Kawan saya akhirnya memutuskan keluar dari sekolah tempat ia mengajar. Selama menjalani tugas mengajar, kawan saya rajin mengirim lamaran ke berbagai instansi. Ia diterima menjadi karyawan sebuah bank milik negara. Sekarang ia mengikuti pelatihan sebagai karyawan baru di bank tersebut.
“Daripada nganggur, Mas,” jawabnya ketika saya tanya mengapa ia melamar jadi guru lalu sekarang keluar. Jawaban yang realistis. Tidak salah memang bagi lulusan perguruan tinggi bersikap demikian. Apalagi menganggur adalah hal tabu bagi mereka yang baru lulus kuliah. Jenis pekerjaan yang diburu pun tidak sembarangan.
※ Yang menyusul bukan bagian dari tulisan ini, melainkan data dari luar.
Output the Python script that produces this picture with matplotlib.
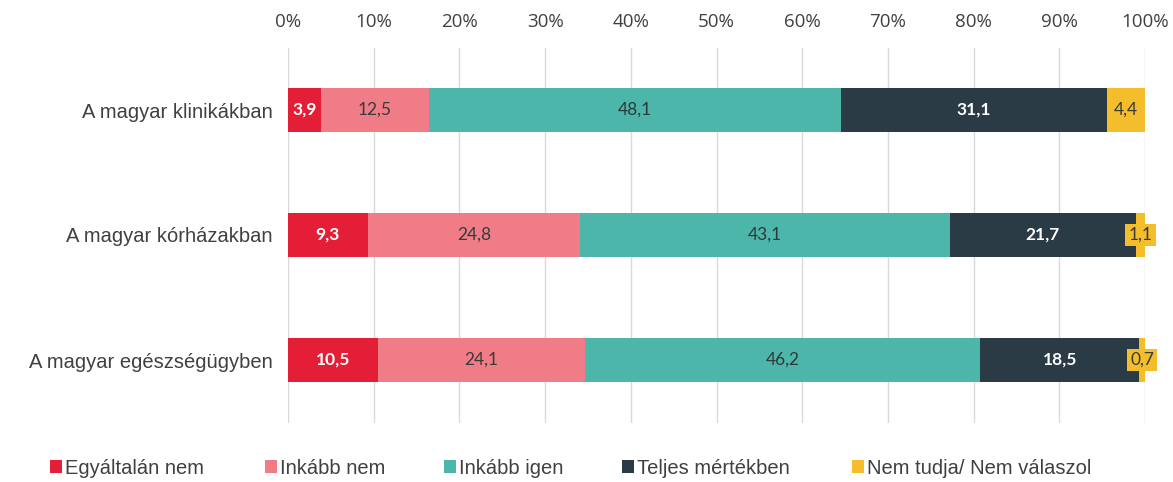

Kalau bisa di instansi atau lembaga resmi, berpakaian seragam rapi, berangkat pagi pulang sore. Itu baru namanya bekerja.
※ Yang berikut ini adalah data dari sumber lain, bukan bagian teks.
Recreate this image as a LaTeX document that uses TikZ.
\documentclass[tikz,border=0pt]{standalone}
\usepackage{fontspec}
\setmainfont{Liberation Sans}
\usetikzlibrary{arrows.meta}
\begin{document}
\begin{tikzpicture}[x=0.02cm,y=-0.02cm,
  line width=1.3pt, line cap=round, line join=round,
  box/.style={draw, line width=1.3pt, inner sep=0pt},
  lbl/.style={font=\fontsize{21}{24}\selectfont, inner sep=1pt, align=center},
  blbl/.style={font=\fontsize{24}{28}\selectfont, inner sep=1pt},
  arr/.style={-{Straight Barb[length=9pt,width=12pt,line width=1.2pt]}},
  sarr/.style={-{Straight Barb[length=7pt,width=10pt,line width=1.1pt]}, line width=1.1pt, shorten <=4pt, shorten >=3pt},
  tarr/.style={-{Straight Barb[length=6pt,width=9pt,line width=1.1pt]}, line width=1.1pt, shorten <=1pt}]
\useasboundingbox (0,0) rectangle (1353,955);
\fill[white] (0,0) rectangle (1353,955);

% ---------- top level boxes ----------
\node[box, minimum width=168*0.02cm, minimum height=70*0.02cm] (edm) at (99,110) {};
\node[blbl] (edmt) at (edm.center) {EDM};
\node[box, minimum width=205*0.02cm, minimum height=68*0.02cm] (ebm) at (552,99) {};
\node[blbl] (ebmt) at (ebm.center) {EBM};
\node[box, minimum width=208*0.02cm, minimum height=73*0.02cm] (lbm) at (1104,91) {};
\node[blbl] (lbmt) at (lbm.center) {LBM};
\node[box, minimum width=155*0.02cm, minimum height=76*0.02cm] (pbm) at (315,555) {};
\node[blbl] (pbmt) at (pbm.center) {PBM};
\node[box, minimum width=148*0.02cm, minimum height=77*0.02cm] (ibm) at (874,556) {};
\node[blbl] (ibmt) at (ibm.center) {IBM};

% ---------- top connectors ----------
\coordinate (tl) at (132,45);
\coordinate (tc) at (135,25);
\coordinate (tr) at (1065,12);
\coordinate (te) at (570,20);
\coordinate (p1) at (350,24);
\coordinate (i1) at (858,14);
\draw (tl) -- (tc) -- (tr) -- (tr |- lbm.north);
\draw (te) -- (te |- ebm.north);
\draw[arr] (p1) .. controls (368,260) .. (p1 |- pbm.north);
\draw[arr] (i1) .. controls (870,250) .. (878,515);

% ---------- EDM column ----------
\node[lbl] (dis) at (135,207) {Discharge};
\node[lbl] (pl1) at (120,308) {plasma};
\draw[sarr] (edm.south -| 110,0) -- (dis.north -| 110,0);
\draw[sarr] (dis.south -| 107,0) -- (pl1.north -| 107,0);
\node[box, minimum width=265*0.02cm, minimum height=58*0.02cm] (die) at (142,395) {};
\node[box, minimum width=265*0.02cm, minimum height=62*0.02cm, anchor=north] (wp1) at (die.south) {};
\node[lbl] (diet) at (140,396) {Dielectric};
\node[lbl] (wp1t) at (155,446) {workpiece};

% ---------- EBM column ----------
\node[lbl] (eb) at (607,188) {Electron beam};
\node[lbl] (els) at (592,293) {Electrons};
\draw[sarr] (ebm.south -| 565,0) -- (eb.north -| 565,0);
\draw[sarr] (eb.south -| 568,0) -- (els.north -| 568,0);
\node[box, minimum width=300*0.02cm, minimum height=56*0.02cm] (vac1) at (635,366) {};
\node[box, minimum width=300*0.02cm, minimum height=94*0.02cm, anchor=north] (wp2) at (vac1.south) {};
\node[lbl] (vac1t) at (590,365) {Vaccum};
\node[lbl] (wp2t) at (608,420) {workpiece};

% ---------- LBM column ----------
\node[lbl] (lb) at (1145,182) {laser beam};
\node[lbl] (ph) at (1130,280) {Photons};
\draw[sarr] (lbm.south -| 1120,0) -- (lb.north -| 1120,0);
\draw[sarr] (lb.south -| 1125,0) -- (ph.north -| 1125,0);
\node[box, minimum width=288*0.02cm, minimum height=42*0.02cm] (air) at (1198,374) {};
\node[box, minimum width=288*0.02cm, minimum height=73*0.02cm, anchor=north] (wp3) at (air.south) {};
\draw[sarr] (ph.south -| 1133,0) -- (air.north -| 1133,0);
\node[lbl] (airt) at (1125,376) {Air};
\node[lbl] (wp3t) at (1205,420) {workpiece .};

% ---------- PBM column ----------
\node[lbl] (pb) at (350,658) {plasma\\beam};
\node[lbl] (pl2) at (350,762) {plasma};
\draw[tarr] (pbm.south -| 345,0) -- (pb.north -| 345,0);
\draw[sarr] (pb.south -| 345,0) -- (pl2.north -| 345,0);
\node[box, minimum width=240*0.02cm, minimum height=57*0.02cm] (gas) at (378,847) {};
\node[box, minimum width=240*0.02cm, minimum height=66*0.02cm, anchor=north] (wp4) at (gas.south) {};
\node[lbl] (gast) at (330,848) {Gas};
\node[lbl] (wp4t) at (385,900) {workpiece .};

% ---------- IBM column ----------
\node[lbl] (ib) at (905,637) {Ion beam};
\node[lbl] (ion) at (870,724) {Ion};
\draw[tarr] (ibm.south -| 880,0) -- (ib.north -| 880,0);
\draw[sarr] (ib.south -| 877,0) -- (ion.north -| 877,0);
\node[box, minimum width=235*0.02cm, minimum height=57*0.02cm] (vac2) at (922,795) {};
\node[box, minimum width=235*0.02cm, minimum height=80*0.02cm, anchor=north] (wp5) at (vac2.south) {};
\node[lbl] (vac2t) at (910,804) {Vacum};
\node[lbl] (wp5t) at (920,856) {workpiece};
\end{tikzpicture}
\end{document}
Menjadi guru di sekolah merupakan pilihan profesi sementara. Tidak apa menjadi guru honorer atau guru tidak tetap yayasan dengan gaji kecil. Yang penting tidak lontang-lantung tanpa aktivitas yang jelas. Sambil mengajar di sekolah, tentu dengan kinerja seadanya, informasi berharga seperti pendaftaran menjadi pegawai negeri sipil (PNS), lowongan di instansi yang menjanjikan gaji lebih besar, atau peluang di lembaga lain yang lebih menjamin masa depan tetap harus diburu.
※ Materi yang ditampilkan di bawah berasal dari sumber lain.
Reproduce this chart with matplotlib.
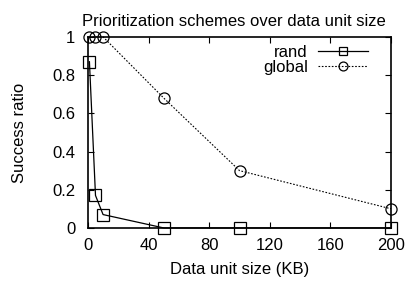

Belum ada survei atau penelitian yang memastikan aktivitas yang kerap dijuluki sebagai pahlawan tanpa tanda jasa itu sekadar pilihan profesi atau panggilan hati. Apa bedanya? Guru sebagai profesi, sebagaimana profesi yang lain, akan selalu dituntut untuk menguasai hardskill. Keterampilan teknis seputar mengajar merupakan tuntutan utama dan selalu menjadi kriteria utama untuk mengukur tingkat keprofesionalan seorang guru.
Kalau kita menengok pelatihan yang diikuti para guru, mulai pelatihan rutin Kelompok Kerja Guru (KKG), Kelompok Kerja Kepala Sekolah hingga yang melibatkan perguruan tinggi, keterampilan bersifat teknis mengajar (hard skill) selalu memperoleh porsi penekanan yang lebih banyak. Adapun soft skill guru biasanya disampaikan sambil lalu dengan porsi ala kadarnya saja.
Mindset, cara berpikir, sikap berpikir, pola berpikir atau sejumlah perangkat internal dalam diri seorang guru rasanya jarang disentuh apalagi dilejitkan. Problem utama penerapan Kurikulum 2013 pada dasarnya bukanlah terutama tentang menerapkan teknis kurikulum beserta perangkatnya.
Problem mendasar para guru adalah menata kembali mindset mendidik di tengah arus perkembangan zaman yang melaju kian cepat. Dan hal itu adalah urusan soft skill yang selama ini dilatih secara asal-asalan. Padahal kualitas soft skill guru akan menentukan ia datang ke sekolah sebagai pekerja yang menyampaikan informasi pengetahuan ataukah sebagai sosok yang mengikuti panggilan hati untuk menjalankan tugas kemanusiaan bidang pendidikan?
Generalisasi Profil Kesejahteraan Guru
Maka, masyarakat perlu bersikap adil dan objektif memandang (profesi) guru yang selama ini digambarkan sebagai sosok yang melas, perlu disantuni, bergaji rendah, kesejahteraan hidup di bawah status kelayakan. Pertanyaan untuk melukis profil kesejahteraan guru harus jelas, misalnya guru “sebelah mana” itu?
Kalau guru PNS dan bersertifikasi pendidikan mereka sudah hidup berkelayakan atau bahkan berkelimpahan. Kalau guru honorer sekolah swasta di perkotaan atau daerah terpencil, guru mengaji di Taman Pendidikan Al-Quran (TPQ) di kampung, mereka itulah para pejuang kemanusiaan yang mengabdikan dirinya di dunia pendidikan dengan gaji yang tidak masuk akal.
Generalisasi profil kesejahteraan guru seperti sosok Umar Bakri tidak berlaku lagi. Ada dua kutub: kutub sudah sejahtera dan kutub belum sejahtera. Sayangnya nasib para pejuang dan pengabdi pendidikan termasuk guru honorer yang berada di kutub belum sejahtera pada beberapa kasus dan kondisi masih memprihatinkan.